W części pierwszej Makbet zastanawia się nad przepowiednią czarownic. Goszcząc w swym domu króla dostrzega okazję, aby szybciej ją wypełnić. Niestety może to zrobić tylko poprzez morderstwo. Ma on jednak świadomość konsekwencji, jakie pociągnie za sobą zbrodnia i zdaje sobie sprawę z tego, że wszystko może obrócić się przeciwko niemu „Sprawiedliwość Zwraca podaną część przez nas czarę jadu Do własnych naszych ust”. Chce on uciec od myśli o królobójstwie, wyliczając powody, dla których nie powinien tego robić. Makbet jest krewnym i wasalem Dunkana, zdaje sobie sprawę, iż zabójstwo to pociągnie za sobą szereg innych zbrodni. Wylicza zalety króla i uświadamia sobie, że ten kto zabije Dukana zostanie napiętnowany. Pomimo tego Makbet podejmuje decyzję o zabiciu króla.
            Skutki tego czynu widzimy w drugim fragmencie. Nowy król był pozbawiony wszelkich uczuć „spoufalone ze zgrozą zmysły moje Stępiały na wpływ wrażeń”. Dopiął on celu, ale za cenę swego duchowego życia. Stał on się wrakiem człowieka, który nie widzi sensu życia „Zgaśnij, wątłe światło! Życie jest tylko przechodnim półcieniem, Nędznym aktorem, który swoją rolę przez parę godzin wygrawszy na scenie W nicość przepada- powieścią idioty, Głośną, wrzaskliwą, a nic nie znaczącą.”

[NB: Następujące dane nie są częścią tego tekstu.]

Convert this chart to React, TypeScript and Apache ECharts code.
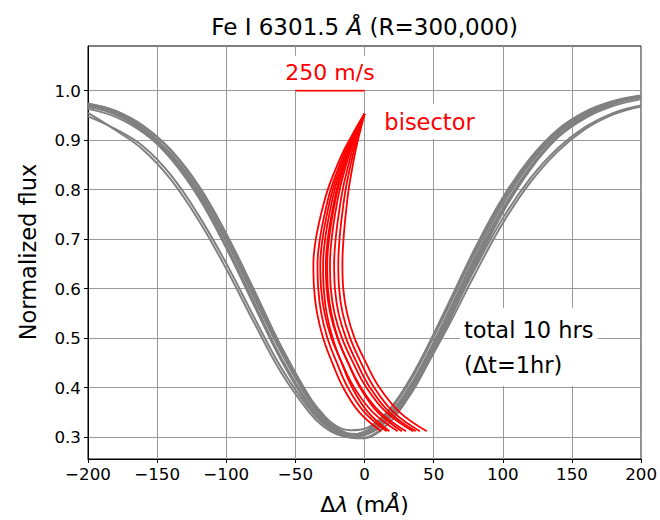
import React, { useEffect, useRef } from "react";
import * as echarts from "echarts";

// ---- axis ticks ----
const xTicks = [-200, -150, -100, -50, 0, 50, 100, 150, 200];
const yTicks = [0.3, 0.4, 0.5, 0.6, 0.7, 0.8, 0.9, 1.0];

// ---- line profiles (gray), sampled at profileX (mÅ) ----
const profileX = [-200, -180, -160, -140, -120, -100, -80, -60, -40, -30, -20, -10, 0, 10, 20, 30, 40, 60, 80, 100, 120, 140, 160, 180, 200];
const prof1 = [0.972, 0.956, 0.923, 0.872, 0.797, 0.698, 0.584, 0.470, 0.374, 0.340, 0.316, 0.306, 0.308, 0.324, 0.352, 0.391, 0.438, 0.549, 0.665, 0.770, 0.853, 0.914, 0.953, 0.976, 0.988];
const prof2 = [0.973, 0.959, 0.927, 0.879, 0.806, 0.709, 0.595, 0.481, 0.382, 0.346, 0.319, 0.307, 0.306, 0.319, 0.345, 0.382, 0.428, 0.538, 0.654, 0.761, 0.846, 0.909, 0.950, 0.974, 0.987];
const prof3 = [0.971, 0.953, 0.919, 0.865, 0.788, 0.687, 0.573, 0.459, 0.366, 0.334, 0.313, 0.305, 0.310, 0.329, 0.359, 0.400, 0.448, 0.560, 0.676, 0.779, 0.860, 0.919, 0.956, 0.978, 0.989];
const prof4 = [0.974, 0.959, 0.929, 0.880, 0.808, 0.711, 0.598, 0.481, 0.381, 0.343, 0.315, 0.301, 0.299, 0.312, 0.336, 0.373, 0.418, 0.528, 0.646, 0.754, 0.841, 0.906, 0.948, 0.973, 0.987];
const prof5 = [0.972, 0.955, 0.922, 0.870, 0.795, 0.696, 0.583, 0.471, 0.377, 0.345, 0.322, 0.314, 0.317, 0.334, 0.363, 0.402, 0.450, 0.560, 0.674, 0.777, 0.858, 0.918, 0.955, 0.977, 0.989];
const prof6 = [0.963, 0.947, 0.915, 0.867, 0.795, 0.699, 0.588, 0.475, 0.378, 0.343, 0.318, 0.306, 0.307, 0.322, 0.349, 0.387, 0.433, 0.542, 0.658, 0.761, 0.844, 0.906, 0.945, 0.969, 0.983];
const prof7 = [0.970, 0.952, 0.917, 0.862, 0.784, 0.682, 0.567, 0.454, 0.362, 0.331, 0.311, 0.305, 0.311, 0.331, 0.362, 0.404, 0.453, 0.566, 0.682, 0.784, 0.864, 0.922, 0.958, 0.979, 0.990];
const prof8 = [0.967, 0.952, 0.920, 0.872, 0.799, 0.701, 0.587, 0.473, 0.373, 0.336, 0.310, 0.299, 0.298, 0.310, 0.336, 0.374, 0.420, 0.531, 0.649, 0.757, 0.844, 0.908, 0.949, 0.974, 0.987];
const prof9 = [0.948, 0.922, 0.887, 0.829, 0.748, 0.651, 0.543, 0.439, 0.357, 0.327, 0.308, 0.300, 0.304, 0.318, 0.344, 0.378, 0.421, 0.521, 0.630, 0.732, 0.815, 0.878, 0.923, 0.952, 0.968];
const prof10 = [0.955, 0.920, 0.880, 0.820, 0.738, 0.640, 0.532, 0.429, 0.350, 0.322, 0.306, 0.301, 0.307, 0.324, 0.352, 0.387, 0.431, 0.532, 0.641, 0.742, 0.823, 0.884, 0.927, 0.955, 0.970];

// ---- bisectors (red): x (mÅ) at each flux level ----
const bisLevels = [0.953, 0.92, 0.88, 0.84, 0.80, 0.75, 0.70, 0.65, 0.60, 0.55, 0.50, 0.45, 0.40, 0.35, 0.312];
const bis1 = [0, -7.0, -14.8, -21.1, -26.6, -31.5, -35.2, -37.0, -36.5, -34.3, -29.9, -23.3, -15.4, -3.7, 12];
const bis2 = [0, -6.5, -13.6, -19.4, -24.5, -28.9, -32.3, -34.0, -33.5, -31.3, -26.8, -20.0, -12.0, 0.0, 16];
const bis3 = [0, -6.1, -12.8, -18.2, -23.0, -27.2, -30.4, -32.0, -31.4, -28.9, -23.9, -16.3, -7.4, 6.1, 24];
const bis4 = [0, -5.7, -12.0, -17.1, -21.6, -25.5, -28.5, -30.0, -29.5, -27.4, -23.0, -16.6, -8.9, 2.6, 18];
const bis5 = [0, -5.3, -11.2, -16.0, -20.2, -23.8, -26.6, -28.0, -27.4, -24.8, -19.6, -11.8, -2.5, 11.4, 30];
const bis6 = [0, -5.1, -10.8, -15.4, -19.4, -23.0, -25.7, -27.0, -26.5, -24.0, -19.2, -11.9, -3.2, 9.7, 27];
const bis7 = [0, -4.8, -10.0, -14.3, -18.0, -21.3, -23.8, -25.0, -24.4, -21.7, -16.3, -8.2, 1.4, 15.8, 35];
const bis8 = [0, -4.2, -8.8, -12.5, -15.8, -18.7, -20.9, -22.0, -21.4, -18.8, -13.4, -5.5, 4.0, 18.1, 37];
const bis9 = [0, -3.6, -7.6, -10.8, -13.7, -16.2, -18.1, -19.0, -18.4, -15.8, -10.4, -2.5, 7.0, 21.1, 40];
const bis10 = [0, -3.0, -6.4, -9.1, -11.5, -13.6, -15.2, -16.0, -15.4, -12.6, -7.2, 1.1, 10.8, 25.5, 45];

// ---- scale bar (250 m/s) ----
const scaleBarX = [-50, 0];
const scaleBarY = [1.0, 1.0];

// ---- annotation anchors (data coords) ----
const scaleLabelPos = [-25, 1.036];
const bisectorLabelPos = [10.0, 0.937];
const totalLabelPos = [69, 0.482];

const FONT = "DejaVu Sans";

export default function App() {
  const ref = useRef<HTMLDivElement>(null);

  useEffect(() => {
    const chart = echarts.init(ref.current!, null, { renderer: "svg" });
    const profiles = [prof1, prof2, prof3, prof4, prof5, prof6, prof7, prof8, prof9, prof10];
    const bisectors = [bis1, bis2, bis3, bis4, bis5, bis6, bis7, bis8, bis9, bis10];
    const series: any[] = [];
    profiles.forEach((p, k) => {
      series.push({
        type: "line",
        name: "profile " + (k + 1),
        data: profileX.map((x, i) => [x, p[i]]),
        smooth: 0.4,
        showSymbol: false,
        silent: true,
        lineStyle: { color: "#808080", width: 2 },
        z: 2,
      });
    });
    bisectors.forEach((b, k) => {
      series.push({
        type: "line",
        name: "bisector " + (k + 1),
        data: bisLevels.map((y, i) => [b[i], y]),
        smooth: 0.4,
        showSymbol: false,
        silent: true,
        lineStyle: { color: "#ff0000", width: 1.8 },
        z: 3,
      });
    });
    series.push({
      type: "line",
      name: "scale",
      data: scaleBarX.map((x, i) => [x, scaleBarY[i]]),
      showSymbol: false,
      silent: true,
      lineStyle: { color: "#ff0000", width: 2 },
      z: 3,
    });

    chart.setOption({
      animation: false,
      backgroundColor: "#ffffff",
      grid: {
        left: 88,
        top: 46,
        width: 554,
        height: 413,
        show: true,
        borderColor: "#000",
        borderWidth: 1,
        containLabel: false,
      },
      xAxis: {
        type: "value",
        min: -200,
        max: 200,
        interval: 50,
        axisLine: { show: true, onZero: false, lineStyle: { color: "#000", width: 1 } },
        axisTick: { show: true, inside: false, length: 4, lineStyle: { color: "#000" } },
        axisLabel: {
          color: "#000",
          fontFamily: FONT,
          fontSize: 16.7,
          margin: 6,
          formatter: (v: number) => String(v).replace("-", "\u2212"),
        },
        splitLine: { show: true, lineStyle: { color: "#999", width: 1 } },
      },
      yAxis: {
        type: "value",
        min: 0.256,
        max: 1.09,
        axisLine: { show: true, onZero: false, lineStyle: { color: "#000", width: 1 } },
        axisTick: { show: true, inside: false, length: 4, lineStyle: { color: "#000" }, customValues: yTicks },
        axisLabel: {
          color: "#000",
          fontFamily: FONT,
          fontSize: 16.7,
          margin: 7,
          customValues: yTicks,
          formatter: (v: number) => v.toFixed(1),
        },
        splitLine: { show: true, lineStyle: { color: "#999", width: 1 } },
      },
      series,
    });

    const px = (p: number[]) => chart.convertToPixel({ gridIndex: 0 }, p) as number[];
    const s = px(scaleLabelPos);
    const b = px(bisectorLabelPos);
    const t = px(totalLabelPos);
    const x0 = px([0, 0.5])[0];

    chart.setOption({
      graphic: [
        {
          type: "text",
          x: x0,
          y: 27,
          z: 10,
          style: {
            text: "Fe I 6301.5 {i|Å} (R=300,000)",
            fill: "#000",
            font: `23px "${FONT}"`,
            align: "center",
            verticalAlign: "middle",
            rich: { i: { fontStyle: "italic", fontSize: 23, fontFamily: FONT, fill: "#000" } },
          },
        },
        {
          type: "text",
          x: 28,
          y: 252,
          rotation: Math.PI / 2,
          z: 10,
          style: {
            text: "Normalized flux",
            fill: "#000",
            font: `22.5px "${FONT}"`,
            align: "center",
            verticalAlign: "middle",
          },
        },
        {
          type: "text",
          x: x0,
          y: 504,
          z: 10,
          style: {
            text: "Δ{i|λ} (m{i|Å})",
            fill: "#000",
            font: `22px "${FONT}"`,
            align: "center",
            verticalAlign: "middle",
            rich: { i: { fontStyle: "italic", fontSize: 22, fontFamily: FONT, fill: "#000" } },
          },
        },
        {
          type: "text",
          x: s[0],
          y: s[1],
          z: 10,
          style: {
            text: "250 m/s",
            fill: "#ff0000",
            font: `22px "${FONT}"`,
            align: "center",
            verticalAlign: "middle",
            backgroundColor: "#fff",
            padding: [6, 8],
          },
        },
        {
          type: "text",
          x: b[0],
          y: b[1],
          z: 10,
          style: {
            text: "bisector",
            fill: "#ff0000",
            font: `22.5px "${FONT}"`,
            align: "left",
            verticalAlign: "middle",
            backgroundColor: "#fff",
            padding: [6, 6],
          },
        },
        {
          type: "text",
          x: t[0],
          y: t[1],
          z: 10,
          style: {
            text: "total 10 hrs\n(Δt=1hr)",
            fill: "#000",
            font: `22.5px "${FONT}"`,
            lineHeight: 35,
            align: "left",
            verticalAlign: "middle",
            backgroundColor: "#fff",
            padding: [4, 4],
          },
        },
      ],
    });

    return () => chart.dispose();
  }, []);

  return (
    <div
      ref={ref}
      style={{ position: "fixed", left: 0, top: 0, width: 660, height: 520 }}
    />
  );
}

            Zanim przystąpię do porównywania tragizmu Makbeta z postacią antyczną, chciałabym przypomnieć losy Edypa. Był on synem władcy Teb. Gdy rodzice dowiedzieli się, że zabije on własnego ojca i ożeni się ze swoją matką, postanowili się go pozbyć. Kiedy Edyp dorósł usłyszał część przepowiedni i postanowił opuścić dom przybranych rodziców. W czasie podróży mężczyzna przypadkowo zabija swego prawdziwego ojca. Po czym dociera do Teb, gdzie dzięki swej mądrości pokonuje Sfinksa i staje się mężem wdowy po królu. Przeklina zabójcę starego króla nie wiedząc, że on nim jest. Dobrze rządzi państwem i chce jak najlepiej dla swego ludu. Dlatego gdy dowiaduje się, iż to on zamordował swego ojca i ożenił się z matką, postanawia wydłubać sobie oczy i wyprowadzić się z państwa, aby zdjąć klątwę ze swojego ludu. W świecie tym rządzi fatum co oznacza, że cokolwiek zrobiłby Edyp to i tak przepowiednia by się spełniła.

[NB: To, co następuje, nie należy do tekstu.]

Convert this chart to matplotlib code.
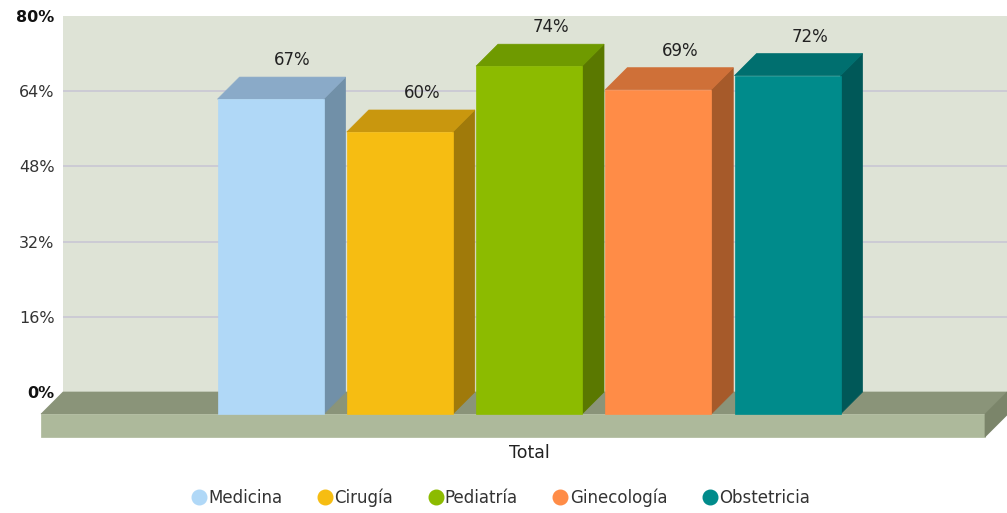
import matplotlib
matplotlib.use("Agg")
import matplotlib.pyplot as plt
from matplotlib.patches import Polygon
from matplotlib.lines import Line2D
import numpy as np

plt.rcParams["font.family"] = ["DejaVu Sans"]

# Data
categories = ["Total"]
series = ["Medicina", "Cirugía", "Pediatría", "Ginecología", "Obstetricia"]
values = [67, 60, 74, 69, 72]
front_colors = ["#b0d8f7", "#f6bd12", "#8cbb00", "#ff8c47", "#008b8b"]
top_colors = ["#8aaac8", "#c9970e", "#6f9a00", "#cf7038", "#006f6f"]
side_colors = ["#7190a8", "#a07a0a", "#5a7800", "#a65a2a", "#005858"]
y_ticks = [0, 16, 32, 48, 64, 80]
y_tick_labels = ["0%", "16%", "32%", "48%", "64%", "80%"]

W, H, DPI = 1007, 513, 100
fig = plt.figure(figsize=(W / DPI, H / DPI), dpi=DPI, facecolor="white")

# back wall of the 3D plot area
ax = fig.add_axes([63 / W, (H - 392) / H, (W - 63) / W, (392 - 16) / H])
ax.set_facecolor("#dee3d6")
for s in ax.spines.values():
    s.set_visible(False)

x = np.arange(len(series))
bar_w = 0.82
ax.set_xlim(-1.776, 5.528)
ax.set_ylim(0, 80)

ax.set_yticks(y_ticks)
ax.set_yticklabels(y_tick_labels)
for lbl, t in zip(ax.get_yticklabels(), y_ticks):
    lbl.set_fontsize(11.5)
    lbl.set_color("#333333")
    if t in (0, 80):
        lbl.set_fontweight("bold")
        lbl.set_color("#111111")
ax.tick_params(axis="y", length=0, pad=6)
ax.set_xticks([])

# horizontal grid lines on the back wall (inner ticks only)
for t in y_ticks[1:-1]:
    ax.axhline(t, color="#cbc9d4", linewidth=1.3, zorder=1)

# depth vector (22 px to the left and down) and floor thickness in data units
inv = ax.transData.inverted()
o = inv.transform((0, 0))
d = inv.transform((-22, -22))
ddx, ddy = d[0] - o[0], d[1] - o[1]
th = inv.transform((0, -23))[1] - o[1]

xl, xr = ax.get_xlim()

def poly(pts, color, z):
    ax.add_patch(Polygon(pts, closed=True, facecolor=color, edgecolor=color,
                         linewidth=0.5, clip_on=False, zorder=z))

# floor slab
poly([(xl, 0), (xr, 0), (xr + ddx, ddy), (xl + ddx, ddy)], "#8a9479", 3)
poly([(xl + ddx, ddy), (xr + ddx, ddy), (xr + ddx, ddy + th), (xl + ddx, ddy + th)], "#adb99b", 3)
poly([(xr + ddx, ddy), (xr, 0), (xr, th), (xr + ddx, ddy + th)], "#7b856a", 3)

# 3D bars
for xi, v, fc, tc, sc in zip(x, values, front_colors, top_colors, side_colors):
    x0, x1 = xi - bar_w / 2, xi + bar_w / 2
    poly([(x1 + ddx, ddy), (x1, 0), (x1, v), (x1 + ddx, v + ddy)], sc, 4)
    poly([(x0 + ddx, v + ddy), (x1 + ddx, v + ddy), (x1, v), (x0, v)], tc, 4)
    poly([(x0 + ddx, ddy), (x1 + ddx, ddy), (x1 + ddx, v + ddy), (x0 + ddx, v + ddy)], fc, 5)
    ax.annotate(f"{v}%", xy=(xi, v), xytext=(0, 8), textcoords="offset pixels",
                ha="center", va="bottom", fontsize=12, color="#222222",
                annotation_clip=False, zorder=6)

# category label under the floor
ax.annotate(categories[0], xy=(x.mean() + ddx, ddy + th), xytext=(0, -7),
            textcoords="offset pixels", ha="center", va="top", fontsize=12.5,
            color="#222222", annotation_clip=False)

# legend
handles = [Line2D([0], [0], marker="o", linestyle="none", markersize=10.5,
                  markerfacecolor=c, markeredgecolor=c) for c in front_colors]
leg = fig.legend(handles, series, loc="center", bbox_to_anchor=(500 / W, (H - 498) / H),
                 ncol=5, frameon=False, fontsize=12, handletextpad=0.0,
                 columnspacing=2.0, handlelength=1.1)
for t in leg.get_texts():
    t.set_color("#333333")

fig.savefig("out.png", dpi=DPI, facecolor="white")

            Między tragizmem bohatera Szekspira i Edypem istnieje widoczny kontrast. Makbet ma wybór między wartościami i to co zrobi, zależy wyłącznie od niego. Tragiczne jest to, że ma on świadomość, iż zabójstwo Dukana pociągnie za sobą inne zbrodnie, a mimo wszystko dopuszcza się tego czynu. Natomiast nad życiem Edypa ciąży fatum i to co czyni jest niezależne od niego. Nie ma wyboru w tym jak postępować w życiu bo cokolwiek zrobi, będzie źle. Nie jest on świadom popełnianych czynów, jest to tzw. wina tragiczna.
            Obaj bohaterowie są postaciami tragicznymi. Jednak ich tragizm znacznie się różni. Makbet ma nad swoim życiem kontrolę i sam decyduje o sobie. Natomiast życiem Edypa kieruje fatum i to co czyni nie zależy od niego.